As Prime Minister, Boris’s salary will be £150,402 — a drop from the £275,000 he gets from the Daily Telegraph alone for his columns which he knocks off in 45 minutes (“when I am taking my time”).

He had to give up the column when he became foreign secretary and will almost certainly have to do the same as Prime Minister. He is also having to put his biography of Shakespeare on hold.

After three years in the top job, Theresa May will go to Buckingham Palace on Wednesday to tender her resignation to the Queen after taking her last Prime Minister’s Questions in the Commons.

Boris will follow her to the palace and accept the Queen’s request to form a government.

The 55-year-old will enter 10, Downing Street, at 5pm — alone. It is understood that his 31-year-old girlfriend Carrie Symonds will move in with him but not pose alongside Boris outside the famous shiny black door of 10, Downing Street, for the formal photographs that are taken when a new Prime Minister takes up office.

It is traditionally with the new PM’s wife or husband.

Boris has also asked the civil service for a new bed and some personal furniture because his estranged wife, Marina Wheeler, from whom he is not yet divorced, has apparently kept the belongings in their London property.

As the new Prime Minister, Boris is said to be planning a wholesale clear out of May’s cabinet. Some are jumping before they are pushed.

One of Boris’s greatest critics, Sir Alan Duncan, resigned as foreign office minister on Monday.

“The UK does so much good in the world,” he said in his resignation letter. “It is tragic that just when we could have been the dominant intellectual and political force throughout Europe, and beyond, we have had to spend every day working beneath the dark cloud of Brexit.”

The most serious opposition to Boris and his possible no deal Brexit is likely to come from Philip Hammond who has announced he will resign as chancellor just before May goes to see the Queen to tender her resignation.

Asked at the weekend in a BBC TV interview whether he expected to be sacked, Hammond replied: “No, I’m sure I’m not going to be sacked because I’m going to resign before we get to that point.

“Assuming that Boris Johnson becomes the next Prime Minister, I understand that his conditions for serving in his government would include accepting a no-deal exit on the 31st October, and it’s not something that I could ever sign up to.”

Hunt has apparently indicated he does not want to be demoted from foreign secretary, thereby earning a rebuke from Jacob Rees-Mogg, a Boris supporter and hardline Brexiteer.

“I think that Jeremy Hunt should accept whatever he is offered,” he advised. “Previously Jeremy Hunt has indicated that he will only serve in the highest offices – I think that’s a vanity.
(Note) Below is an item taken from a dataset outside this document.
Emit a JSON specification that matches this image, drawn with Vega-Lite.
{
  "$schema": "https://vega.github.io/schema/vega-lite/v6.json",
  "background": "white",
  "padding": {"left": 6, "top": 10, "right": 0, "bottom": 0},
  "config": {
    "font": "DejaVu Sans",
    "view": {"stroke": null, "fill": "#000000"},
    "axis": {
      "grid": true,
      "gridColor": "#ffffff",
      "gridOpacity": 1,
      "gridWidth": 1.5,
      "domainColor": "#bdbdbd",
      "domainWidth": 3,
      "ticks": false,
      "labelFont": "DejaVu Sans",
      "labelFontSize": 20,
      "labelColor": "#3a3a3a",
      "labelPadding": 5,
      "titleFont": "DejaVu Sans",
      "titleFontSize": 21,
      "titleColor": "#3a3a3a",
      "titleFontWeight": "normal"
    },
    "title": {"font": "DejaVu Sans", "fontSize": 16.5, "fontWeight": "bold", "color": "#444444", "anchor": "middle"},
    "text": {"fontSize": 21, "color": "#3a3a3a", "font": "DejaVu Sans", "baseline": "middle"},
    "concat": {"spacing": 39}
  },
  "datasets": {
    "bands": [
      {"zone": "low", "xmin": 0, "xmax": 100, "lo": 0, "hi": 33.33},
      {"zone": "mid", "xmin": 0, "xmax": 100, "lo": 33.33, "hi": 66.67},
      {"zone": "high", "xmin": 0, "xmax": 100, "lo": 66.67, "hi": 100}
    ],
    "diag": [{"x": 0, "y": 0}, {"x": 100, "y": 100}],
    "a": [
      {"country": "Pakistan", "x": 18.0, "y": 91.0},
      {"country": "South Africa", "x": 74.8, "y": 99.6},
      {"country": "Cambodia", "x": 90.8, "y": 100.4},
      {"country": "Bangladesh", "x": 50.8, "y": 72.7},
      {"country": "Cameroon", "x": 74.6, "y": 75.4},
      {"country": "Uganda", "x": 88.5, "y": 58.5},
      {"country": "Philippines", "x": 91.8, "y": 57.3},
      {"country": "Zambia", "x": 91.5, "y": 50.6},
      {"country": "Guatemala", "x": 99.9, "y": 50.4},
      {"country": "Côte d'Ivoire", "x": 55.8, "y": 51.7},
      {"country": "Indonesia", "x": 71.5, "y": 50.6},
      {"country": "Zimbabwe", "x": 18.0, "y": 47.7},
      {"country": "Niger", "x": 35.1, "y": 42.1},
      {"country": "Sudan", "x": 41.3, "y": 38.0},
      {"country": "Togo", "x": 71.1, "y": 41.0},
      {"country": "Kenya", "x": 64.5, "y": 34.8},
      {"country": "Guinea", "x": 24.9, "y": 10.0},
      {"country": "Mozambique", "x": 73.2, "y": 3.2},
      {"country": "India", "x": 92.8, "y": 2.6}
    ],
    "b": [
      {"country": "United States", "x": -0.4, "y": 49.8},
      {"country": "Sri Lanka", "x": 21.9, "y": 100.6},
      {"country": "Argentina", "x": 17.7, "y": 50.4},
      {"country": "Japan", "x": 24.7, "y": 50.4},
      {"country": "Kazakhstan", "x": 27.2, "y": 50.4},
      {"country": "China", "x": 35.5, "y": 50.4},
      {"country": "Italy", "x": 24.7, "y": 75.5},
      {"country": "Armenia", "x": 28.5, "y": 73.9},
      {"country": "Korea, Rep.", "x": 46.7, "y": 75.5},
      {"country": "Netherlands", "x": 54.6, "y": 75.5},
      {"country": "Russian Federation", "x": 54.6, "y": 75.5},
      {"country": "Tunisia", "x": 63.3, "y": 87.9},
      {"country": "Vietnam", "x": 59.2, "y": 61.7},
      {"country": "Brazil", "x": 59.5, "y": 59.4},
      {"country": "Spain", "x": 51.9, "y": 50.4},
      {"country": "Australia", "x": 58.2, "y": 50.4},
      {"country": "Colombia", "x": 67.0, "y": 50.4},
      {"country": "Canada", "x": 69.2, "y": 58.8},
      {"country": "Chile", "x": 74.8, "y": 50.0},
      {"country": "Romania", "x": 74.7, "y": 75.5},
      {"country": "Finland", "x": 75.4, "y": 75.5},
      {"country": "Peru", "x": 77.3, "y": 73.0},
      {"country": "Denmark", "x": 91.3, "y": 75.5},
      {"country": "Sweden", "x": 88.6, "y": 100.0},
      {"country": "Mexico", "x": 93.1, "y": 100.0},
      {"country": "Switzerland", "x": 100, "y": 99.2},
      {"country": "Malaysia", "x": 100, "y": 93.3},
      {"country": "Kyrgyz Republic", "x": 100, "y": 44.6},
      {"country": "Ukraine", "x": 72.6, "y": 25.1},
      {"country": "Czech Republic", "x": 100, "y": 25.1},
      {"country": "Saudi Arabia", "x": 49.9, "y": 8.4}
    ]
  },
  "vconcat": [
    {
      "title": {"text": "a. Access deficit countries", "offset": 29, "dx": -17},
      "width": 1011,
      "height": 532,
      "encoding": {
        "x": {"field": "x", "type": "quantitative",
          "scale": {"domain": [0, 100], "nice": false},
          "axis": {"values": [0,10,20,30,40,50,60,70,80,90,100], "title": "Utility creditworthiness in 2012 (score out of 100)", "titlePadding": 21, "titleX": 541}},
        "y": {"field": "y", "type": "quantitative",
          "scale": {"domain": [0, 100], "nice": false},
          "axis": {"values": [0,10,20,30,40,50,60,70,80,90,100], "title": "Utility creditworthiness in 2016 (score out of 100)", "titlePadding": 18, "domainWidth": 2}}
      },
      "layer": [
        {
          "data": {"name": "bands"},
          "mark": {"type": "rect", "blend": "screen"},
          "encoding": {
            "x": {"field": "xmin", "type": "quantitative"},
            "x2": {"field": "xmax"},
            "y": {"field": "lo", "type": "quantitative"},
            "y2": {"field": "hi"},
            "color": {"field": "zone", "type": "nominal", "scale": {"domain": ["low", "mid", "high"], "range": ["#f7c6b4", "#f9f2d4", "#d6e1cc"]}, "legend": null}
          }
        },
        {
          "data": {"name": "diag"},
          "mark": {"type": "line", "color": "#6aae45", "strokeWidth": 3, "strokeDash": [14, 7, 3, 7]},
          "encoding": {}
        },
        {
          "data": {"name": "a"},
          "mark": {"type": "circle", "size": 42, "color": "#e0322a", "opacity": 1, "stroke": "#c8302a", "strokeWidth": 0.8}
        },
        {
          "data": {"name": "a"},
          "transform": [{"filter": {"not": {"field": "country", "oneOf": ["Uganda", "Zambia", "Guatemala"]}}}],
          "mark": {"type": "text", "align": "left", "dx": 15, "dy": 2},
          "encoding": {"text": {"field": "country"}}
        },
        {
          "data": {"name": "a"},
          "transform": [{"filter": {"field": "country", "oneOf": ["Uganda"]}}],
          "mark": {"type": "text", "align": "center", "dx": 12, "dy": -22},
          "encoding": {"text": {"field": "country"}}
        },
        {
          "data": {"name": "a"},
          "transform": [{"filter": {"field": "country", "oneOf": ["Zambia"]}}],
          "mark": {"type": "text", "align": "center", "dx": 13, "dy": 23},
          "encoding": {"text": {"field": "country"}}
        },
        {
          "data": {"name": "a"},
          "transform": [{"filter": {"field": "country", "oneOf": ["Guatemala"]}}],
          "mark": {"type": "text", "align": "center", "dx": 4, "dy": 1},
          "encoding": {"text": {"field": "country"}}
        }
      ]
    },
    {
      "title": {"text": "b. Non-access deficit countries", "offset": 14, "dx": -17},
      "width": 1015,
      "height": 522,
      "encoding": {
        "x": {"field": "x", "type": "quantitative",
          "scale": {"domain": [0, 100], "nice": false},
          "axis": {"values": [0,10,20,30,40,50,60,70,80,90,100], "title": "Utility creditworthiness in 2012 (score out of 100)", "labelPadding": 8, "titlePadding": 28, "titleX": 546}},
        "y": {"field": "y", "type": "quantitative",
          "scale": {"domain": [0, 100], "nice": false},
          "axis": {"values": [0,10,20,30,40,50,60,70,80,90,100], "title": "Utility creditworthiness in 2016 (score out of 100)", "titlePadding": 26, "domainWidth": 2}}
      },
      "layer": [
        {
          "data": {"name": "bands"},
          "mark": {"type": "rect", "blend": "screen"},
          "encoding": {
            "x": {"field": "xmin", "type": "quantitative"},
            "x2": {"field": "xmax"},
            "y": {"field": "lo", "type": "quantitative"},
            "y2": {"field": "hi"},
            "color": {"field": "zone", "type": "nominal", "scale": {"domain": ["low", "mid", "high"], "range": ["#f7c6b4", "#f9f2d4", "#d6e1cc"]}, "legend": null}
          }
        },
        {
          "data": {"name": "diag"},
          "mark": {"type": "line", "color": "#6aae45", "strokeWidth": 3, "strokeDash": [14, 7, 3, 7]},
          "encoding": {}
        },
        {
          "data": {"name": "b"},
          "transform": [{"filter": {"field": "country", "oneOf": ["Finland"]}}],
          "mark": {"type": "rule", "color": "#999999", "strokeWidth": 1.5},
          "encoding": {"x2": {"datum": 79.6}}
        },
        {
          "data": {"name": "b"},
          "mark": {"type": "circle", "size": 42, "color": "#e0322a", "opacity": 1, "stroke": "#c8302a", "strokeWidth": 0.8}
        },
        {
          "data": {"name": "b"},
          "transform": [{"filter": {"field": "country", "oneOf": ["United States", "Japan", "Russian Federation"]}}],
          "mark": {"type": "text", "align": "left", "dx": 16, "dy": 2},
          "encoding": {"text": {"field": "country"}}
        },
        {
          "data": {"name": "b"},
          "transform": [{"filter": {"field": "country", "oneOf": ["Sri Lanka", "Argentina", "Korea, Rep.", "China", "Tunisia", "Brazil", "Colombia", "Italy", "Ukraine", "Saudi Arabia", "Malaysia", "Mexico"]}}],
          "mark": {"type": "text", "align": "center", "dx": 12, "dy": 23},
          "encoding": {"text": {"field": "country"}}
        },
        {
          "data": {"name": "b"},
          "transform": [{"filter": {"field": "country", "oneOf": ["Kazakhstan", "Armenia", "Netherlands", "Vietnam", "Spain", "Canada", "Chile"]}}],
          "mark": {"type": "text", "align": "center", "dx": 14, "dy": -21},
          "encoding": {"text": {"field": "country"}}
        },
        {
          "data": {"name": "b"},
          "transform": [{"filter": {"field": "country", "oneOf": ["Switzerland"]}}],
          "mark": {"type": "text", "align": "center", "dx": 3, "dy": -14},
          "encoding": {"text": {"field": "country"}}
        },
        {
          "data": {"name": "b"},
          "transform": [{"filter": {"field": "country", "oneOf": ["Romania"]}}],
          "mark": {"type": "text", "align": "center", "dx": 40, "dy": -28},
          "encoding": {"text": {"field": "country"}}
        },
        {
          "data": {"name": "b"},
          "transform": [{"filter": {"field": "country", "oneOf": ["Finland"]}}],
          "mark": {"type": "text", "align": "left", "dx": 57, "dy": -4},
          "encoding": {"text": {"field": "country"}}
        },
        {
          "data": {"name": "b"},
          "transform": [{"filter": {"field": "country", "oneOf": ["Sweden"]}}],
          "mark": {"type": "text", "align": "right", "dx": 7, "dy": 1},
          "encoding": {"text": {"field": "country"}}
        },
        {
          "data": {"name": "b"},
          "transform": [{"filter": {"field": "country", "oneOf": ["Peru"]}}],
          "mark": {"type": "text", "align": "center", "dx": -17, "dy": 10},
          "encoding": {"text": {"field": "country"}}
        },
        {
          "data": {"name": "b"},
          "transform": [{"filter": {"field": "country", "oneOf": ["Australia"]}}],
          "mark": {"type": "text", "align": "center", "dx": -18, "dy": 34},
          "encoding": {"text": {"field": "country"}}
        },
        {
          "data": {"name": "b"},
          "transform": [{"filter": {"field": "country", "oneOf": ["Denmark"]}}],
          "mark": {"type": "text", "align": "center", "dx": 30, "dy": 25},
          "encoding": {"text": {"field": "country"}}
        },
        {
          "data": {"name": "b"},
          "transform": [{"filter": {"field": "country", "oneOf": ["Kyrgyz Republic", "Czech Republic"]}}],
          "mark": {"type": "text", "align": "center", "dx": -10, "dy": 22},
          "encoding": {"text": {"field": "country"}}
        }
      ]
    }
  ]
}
Grandstanding and saying, ‘If I’m not foreign secretary I won’t be anything,’ is not the right approach to take.”

But there were warnings for Boris from former Labour prime ministers.
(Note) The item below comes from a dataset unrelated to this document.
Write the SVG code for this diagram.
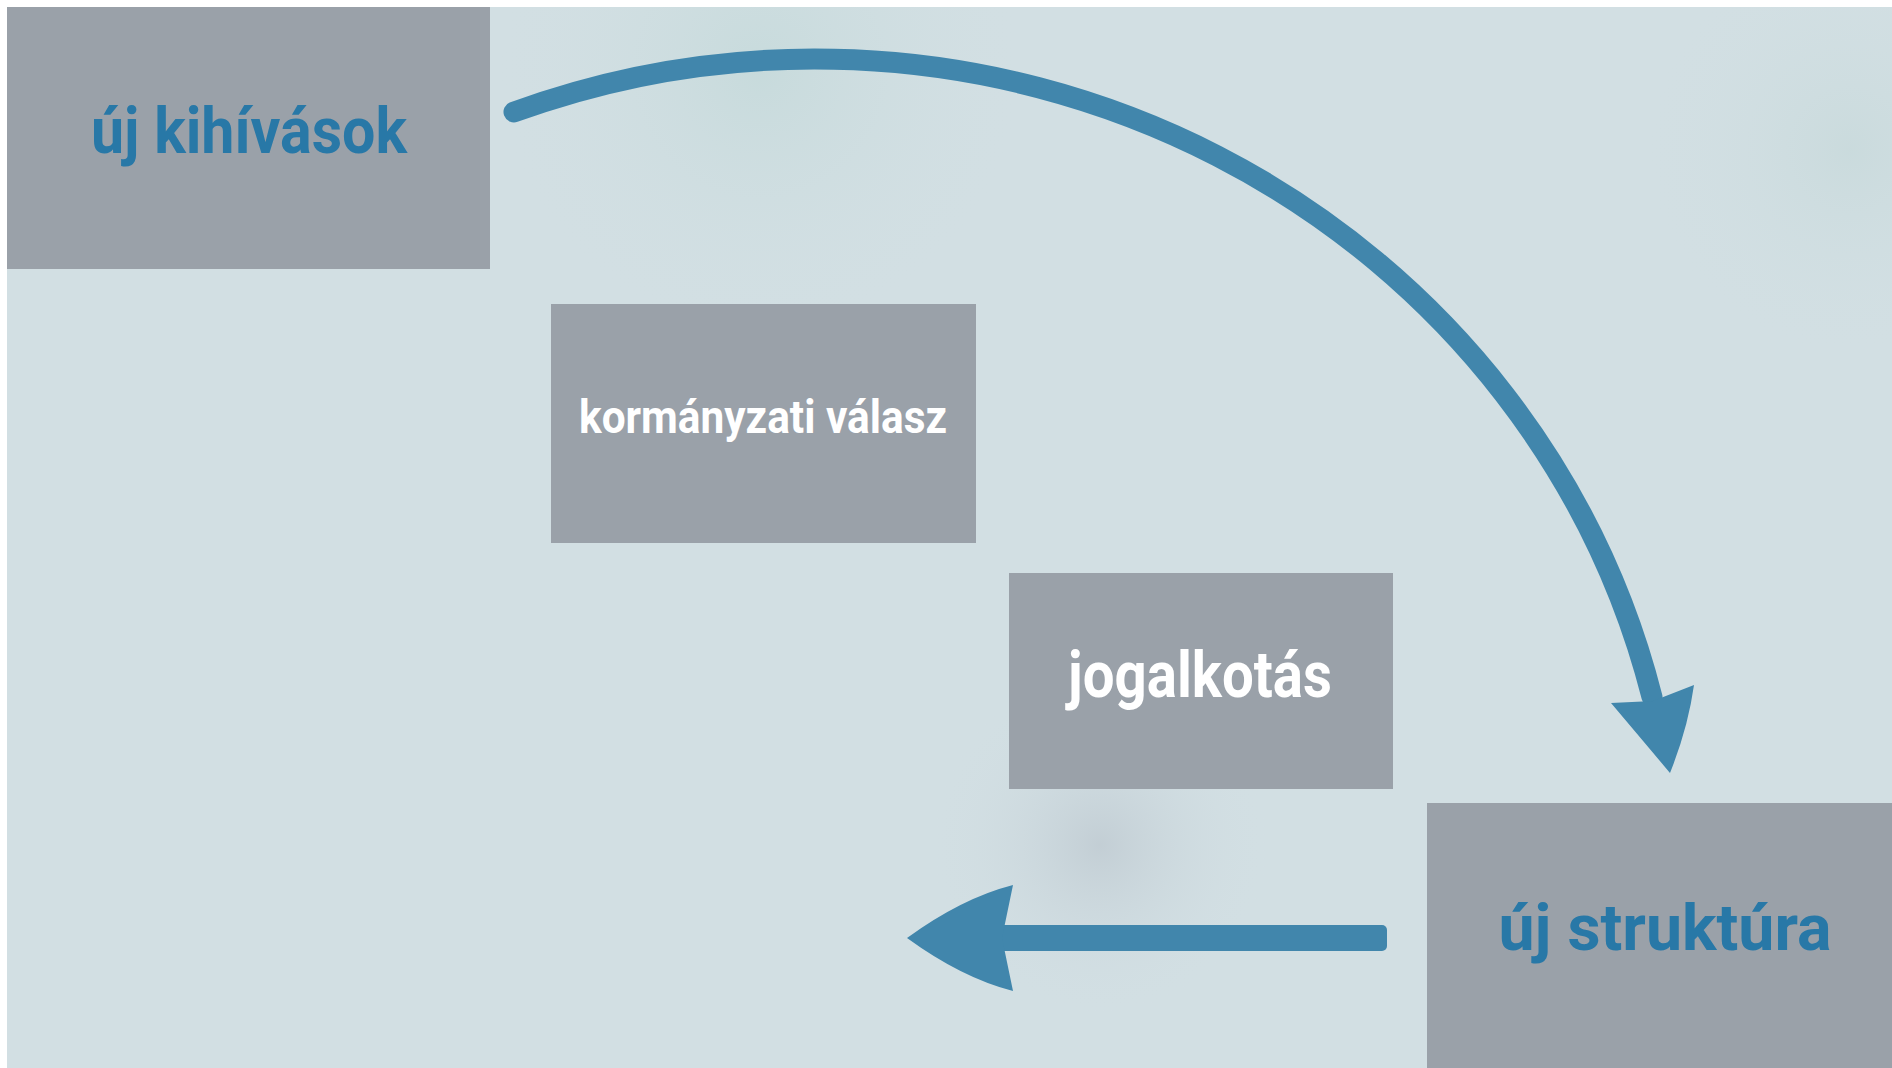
<svg xmlns="http://www.w3.org/2000/svg" width="1892" height="1068" viewBox="0 0 1892 1068">
<style>
.box{fill:#9aa1a9}
.lbl{font-family:Roboto,"Open Sans","Liberation Sans",sans-serif;font-weight:700;text-anchor:middle}
.blue{fill:#2878a7}
.white{fill:#ffffff}
.arrow{fill:#4186ac}
.shaft{fill:none;stroke:#4186ac;stroke-width:21;stroke-linecap:round;stroke-linejoin:round}
</style>
<defs>
<radialGradient id="spot1" cx="1100" cy="845" r="170" gradientUnits="userSpaceOnUse">
<stop offset="0" stop-color="#c0cbd2" stop-opacity="0.85"/>
<stop offset="1" stop-color="#d3dfe4" stop-opacity="0"/>
</radialGradient>
<radialGradient id="spot2" cx="760" cy="70" r="260" gradientUnits="userSpaceOnUse">
<stop offset="0" stop-color="#c6dadb" stop-opacity="0.9"/>
<stop offset="1" stop-color="#d1dfe2" stop-opacity="0"/>
</radialGradient>
<radialGradient id="spot3" cx="1850" cy="150" r="200" gradientUnits="userSpaceOnUse">
<stop offset="0" stop-color="#c9dadc" stop-opacity="0.9"/>
<stop offset="1" stop-color="#d1dfe2" stop-opacity="0"/>
</radialGradient>
</defs>
<rect x="0" y="0" width="1892" height="1068" fill="#ffffff"/>
<rect x="7" y="7" width="1885" height="1061" fill="#d2dfe3"/>
<rect x="7" y="7" width="1885" height="1061" fill="url(#spot2)"/>
<rect x="7" y="7" width="1885" height="1061" fill="url(#spot3)"/>
<rect x="7" y="7" width="1885" height="1061" fill="url(#spot1)"/>

<g id="connectors">
<path class="shaft" d="M514,112 A862,840 0 0 1 1652,697"/>
<path class="arrow" d="M1670,773 Q1644,742 1611,703 L1653,701 L1694,685 Q1688,728 1670,773 Z"/>
<rect class="arrow" x="995" y="925" width="392" height="26" rx="5"/>
<path class="arrow" d="M907,938 Q962,898 1013,885 L1002,938 L1013,991 Q962,978 907,938 Z"/>
</g>

<g id="node-uj-kihivasok">
<rect class="box" x="7" y="7" width="483" height="262"/>
<text class="lbl blue" x="249" y="153" font-size="64" textLength="316" lengthAdjust="spacingAndGlyphs">új kihívások</text>
</g>
<g id="node-kormanyzati-valasz">
<rect class="box" x="551" y="304" width="425" height="239"/>
<text class="lbl white" x="763" y="433" font-size="46" textLength="368" lengthAdjust="spacingAndGlyphs">kormányzati válasz</text>
</g>
<g id="node-jogalkotas">
<rect class="box" x="1009" y="573" width="384" height="216"/>
<text class="lbl white" x="1200" y="697" font-size="64" textLength="264" lengthAdjust="spacingAndGlyphs">jogalkotás</text>
</g>
<g id="node-uj-struktura">
<rect class="box" x="1427" y="803" width="465" height="265"/>
<text class="lbl blue" x="1665" y="950" font-size="64" textLength="333" lengthAdjust="spacingAndGlyphs">új struktúra</text>
</g>
</svg>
Writing in The Times, Tony Blair said another referendum was the best outcome for Boris. “Even before he becomes prime minister this week, Boris Johnson has boxed himself in to a no-deal Brexit. If he doesn’t back down from his stated negotiating position, he will fail.”
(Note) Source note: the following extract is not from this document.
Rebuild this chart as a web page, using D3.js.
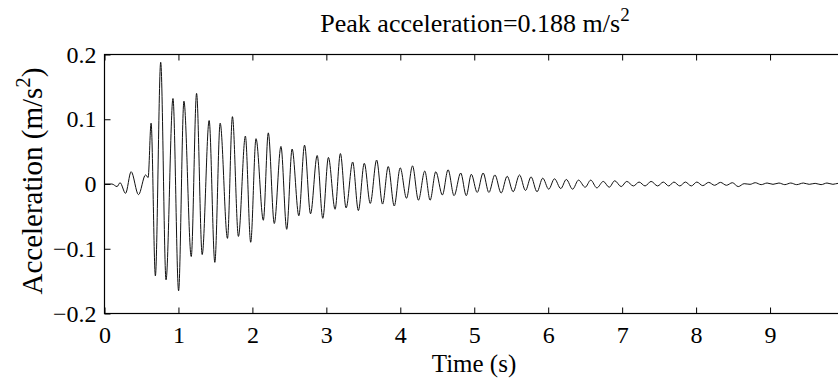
<!DOCTYPE html>
<html>
<head>
<meta charset="utf-8">
<script src="https://cdn.jsdelivr.net/npm/d3@7"></script>
<style>
  body { margin: 0; background: #fff; }
</style>
</head>
<body>
<script>
// turning points of the record (time in s, acceleration in m/s^2)
let times = [0, 0.10, 0.17, 0.21, 0.285, 0.36, 0.46, 0.555, 0.59, 0.63,
  0.688, 0.76, 0.832, 0.926, 1.002, 1.074, 1.173, 1.245, 1.321, 1.415,
  1.492, 1.564, 1.663, 1.73, 1.811, 1.905, 1.977, 2.049, 2.148, 2.215,
  2.296, 2.386, 2.464, 2.537, 2.628, 2.705, 2.786, 2.876, 2.952, 3.028,
  3.118, 3.19, 3.267, 3.356, 3.433, 3.513, 3.594, 3.68, 3.76, 3.837,
  3.918, 3.999, 4.084, 4.165, 4.245, 4.331, 4.403, 4.48, 4.569, 4.646,
  4.727, 4.817, 4.892, 4.96, 5.04, 5.12, 5.198, 5.279, 5.364, 5.445,
  5.526, 5.612, 5.693, 5.768, 5.849, 5.926, 6.007, 6.085, 6.17, 6.245,
  6.33, 6.41, 6.5, 6.575, 6.658, 6.745, 6.825, 6.9, 6.987, 7.062,
  7.152, 7.229, 7.31, 7.391, 7.48, 7.556, 7.63, 7.70, 7.78, 7.855,
  7.935, 8.01, 8.09, 8.17, 8.25, 8.33, 8.41, 8.49, 8.57, 8.65,
  8.73, 8.8, 8.88, 8.96, 9.04, 9.12, 9.2, 9.28, 9.36, 9.45,
  9.53, 9.61, 9.69, 9.77, 9.85, 9.92, 10.0];
let accel = [0, 0, -0.004, 0.002, -0.0144, 0.019, -0.0165, 0.014, 0.010, 0.094,
  -0.142, 0.188, -0.148, 0.132, -0.165, 0.128, -0.112, 0.140, -0.109, 0.098,
  -0.121, 0.094, -0.084, 0.104, -0.081, 0.074, -0.090, 0.070, -0.056, 0.079,
  -0.061, 0.058, -0.070, 0.054, -0.049, 0.060, -0.046, 0.044, -0.053, 0.041,
  -0.039, 0.047, -0.037, 0.034, -0.041, 0.032, -0.030, 0.037, -0.031, 0.027,
  -0.034, 0.025, -0.022, 0.028, -0.025, 0.020, -0.025, 0.019, -0.017, 0.022,
  -0.018, 0.017, -0.018, 0.015, -0.013, 0.017, -0.013, 0.014, -0.014, 0.012,
  -0.012, 0.014, -0.010, 0.011, -0.012, 0.009, -0.008, 0.008, -0.007, 0.007,
  -0.008, 0.006, -0.005, 0.006, -0.006, 0.004, -0.005, 0.005, -0.004, 0.004,
  -0.003, 0.003, -0.003, 0.004, -0.003, 0.003, -0.003, 0.003, -0.003, 0.003,
  -0.003, 0.003, -0.0025, 0.0025, -0.002, 0.0025, -0.002, 0.002, -0.004, 0.0005,
  -0.0005, 0.002, -0.001, 0.0015, -0.0005, 0.0015, -0.001, 0.0015, -0.001, 0.0015,
  -0.0005, 0.001, -0.001, 0.0015, -0.0005, 0.001, 0];

let xTicks = [0, 1, 2, 3, 4, 5, 6, 7, 8, 9];
let yTicks = [-0.2, -0.1, 0, 0.1, 0.2];

let width = 838;
let height = 380;
let plotLeft = 104.5, plotRight = 844, plotTop = 54.5, plotBottom = 313.5;
let font = "'Liberation Serif', 'Times New Roman', Times, serif";

let x = d3.scaleLinear().domain([0, 10]).range([plotLeft, plotRight]);
let y = d3.scaleLinear().domain([-0.2, 0.2]).range([plotBottom, plotTop]);

let svg = d3.select("body").append("svg").attr("width", width).attr("height", height);

let fmtY = (d) => d === 0 ? "0" : d3.format(".1f")(d).replace("-", "\u2212");

// axes, ticks pointing inwards on every side
svg.append("g").attr("transform", `translate(0,${plotBottom})`)
  .call(d3.axisBottom(x).tickValues(xTicks).tickSizeInner(-6).tickSizeOuter(0).tickPadding(12).tickFormat(d3.format("d")))
  .call(g => g.select(".domain").remove());
svg.append("g").attr("transform", `translate(0,${plotTop})`)
  .call(d3.axisTop(x).tickValues(xTicks).tickSizeInner(-6).tickSizeOuter(0).tickFormat(""))
  .call(g => g.select(".domain").remove());
svg.append("g").attr("transform", `translate(${plotLeft},0)`)
  .call(d3.axisLeft(y).tickValues(yTicks).tickSizeInner(-6).tickSizeOuter(0).tickPadding(8).tickFormat(fmtY))
  .call(g => g.select(".domain").remove());
svg.append("g").attr("transform", `translate(${plotRight},0)`)
  .call(d3.axisRight(y).tickValues(yTicks).tickSizeInner(-6).tickSizeOuter(0).tickFormat(""))
  .call(g => g.select(".domain").remove());

svg.selectAll(".tick text").style("font-family", font).style("font-size", "24px").attr("fill", "#000");
svg.selectAll(".tick line").attr("stroke", "#000");

svg.append("rect")
  .attr("x", plotLeft).attr("y", plotTop)
  .attr("width", plotRight - plotLeft).attr("height", plotBottom - plotTop)
  .attr("fill", "none").attr("stroke", "#000").attr("stroke-width", 1.2);

let points = times.map((t, i) => [t, accel[i]]);
let line = d3.line().x((d) => x(d[0])).y((d) => y(d[1])).curve(d3.curveMonotoneX);

svg.append("path").datum(points)
  .attr("d", line)
  .attr("fill", "none")
  .attr("stroke", "#111")
  .attr("stroke-width", 1);

// title
let title = svg.append("text").attr("x", 475).attr("y", 32).attr("text-anchor", "middle")
  .style("font-family", font).style("font-size", "26px");
title.append("tspan").text("Peak acceleration=0.188 m/s");
title.append("tspan").attr("dy", -11).style("font-size", "19px").text("2");

// x label
svg.append("text").attr("x", 474).attr("y", 372).attr("text-anchor", "middle")
  .style("font-family", font).style("font-size", "25px").text("Time (s)");

// y label
let ylab = svg.append("text").attr("transform", "translate(42,181) rotate(-90)").attr("text-anchor", "middle")
  .style("font-family", font).style("font-size", "29px");
ylab.append("tspan").text("Acceleration (m/s");
ylab.append("tspan").attr("dy", -12).style("font-size", "21px").text("2");
ylab.append("tspan").attr("dy", 12).text(")");
</script>
</body>
</html>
Meanwhile, Gordon Brown expressed the fear that Boris’s Brexit at any cost approach might break the United Kingdom since Scotland had voted to remain in the European Union.

He said Boris may be fated to be remembered by history “not as the 55th Prime Minister of the UK but as the first prime minister of England.

“The message to Boris Johnson is plain and urgent: don’t push Britain off a cliff on October 31.”